The STOCK Act’s history has been one of knee-jerk reactions rather than reasoned decision-making. Yesterday’s vote proved no different, with Senators overreacting and taking a hatchet to the law when a scalpel would do.

The bill enacted last year would require already public financial disclosures of senior congressional and executive branch officials to be put online in order to prevent or root out insider trading. There were concerns that some provisions of the bill were overbroad and would put some government employees at risk. Rather than craft narrow exemptions, or even delay implementation until proper protections could be created, the Senate decided instead to exclude legislative and executive staffers from the online disclosure requirements.

The sweeping exemption goes even farther than critics of the disclosure requirements requested. For those to whom online disclosure would still apply (the president, vice president, members of Congress, congressional candidates and individuals subject to Senate confirmation) the Senate bill made electronic filing of the information optional and struck the requirement that online information be searchable, sortable and downloadable, making even the disclosures that remain in the bill tepid and relatively unusable.

Not only does the change undermine the intent of the original bill to ensure government insiders are not profiting from non-public information (if anyone thinks high level congressional staffers don’t have as much or more insider information than their bosses, they should spend some time on Capitol Hill) but it sets an extraordinarily dangerous precedent suggesting that any risks stem not from information being public but from public information being online.

Are we going to return to the days when the public can use the Internet to research everything except what their government is doing? Will Congress, in its twisted wisdom, decide that information is public if journalists, academics, advocates and citizens are forced to dig through file cabinets in basements in Washington, DC to find it? And does anyone think that makes us safer?

As my colleague Tom Lee noted, “This approach is known as ‘security through obscurity.’ Essentially, the idea is that rather than fixing a system's flaws, you can just make the system opaque or unusable or unpopular enough that those flaws never surface.” It doesn’t make anyone any safer. If a criminal wants the public information badly enough, he will jump through whatever hurdles are created in order to get it. That’s why last October we advocated that Congress take the months remaining before the bill was to go into effect to carve out exceptions for individuals in sensitive jobs. That would actually make them safer than hoping that no one would bother to look for the information if it is on paper instead of online.
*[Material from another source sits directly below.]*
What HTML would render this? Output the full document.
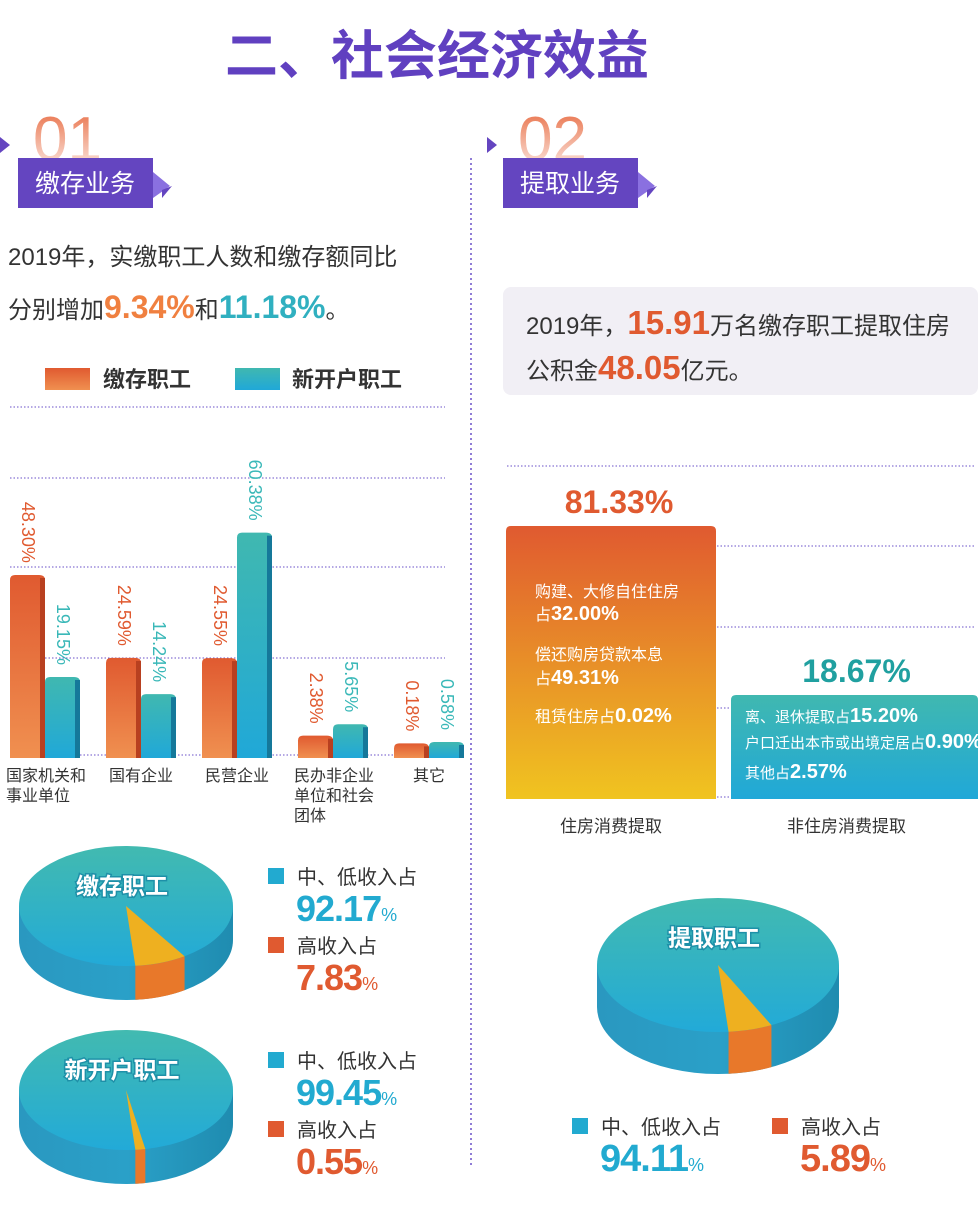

Security through obscurity as a justification to repeal the transparency provisions of the STOCK Act starts us down a slippery slope where any government action or information could be taken offline in the name of safety. Campaign contributions made public on the FEC’s website? Take them offline. Lobbyist disclosure reports made public on the sites of the Clerk of the House and the Secretary of the Senate? Put them in file cabinets. Congressional hearings webcast by Committees? Take the cameras out of the room.

It is possible that the Senate’s overreaction could have been avoided if anyone had the chance to read the bill. According to Roll Call, “neither the Senate Homeland Security and Governmental Affairs Committee nor its House counterpart seemed to have specifics on what was in the works, a further indication that the matter was being handled at the leadership level in each chamber.” The bill, S. 716, was voted on by unanimous consent last night shortly after it was introduced by Senator Reid, and apparently after many members went home for the weekend. The bill was not available to the public on the Library of Congress website until after the vote.

It would be nice to think that the House, always more tech savvy than the Senate, would be less willing to throw the baby out with the bathwater and seek a more nuanced solution. But odds are that body too will take a vote in favor of obscurity, probably today. The result: More corruption and less trust in government.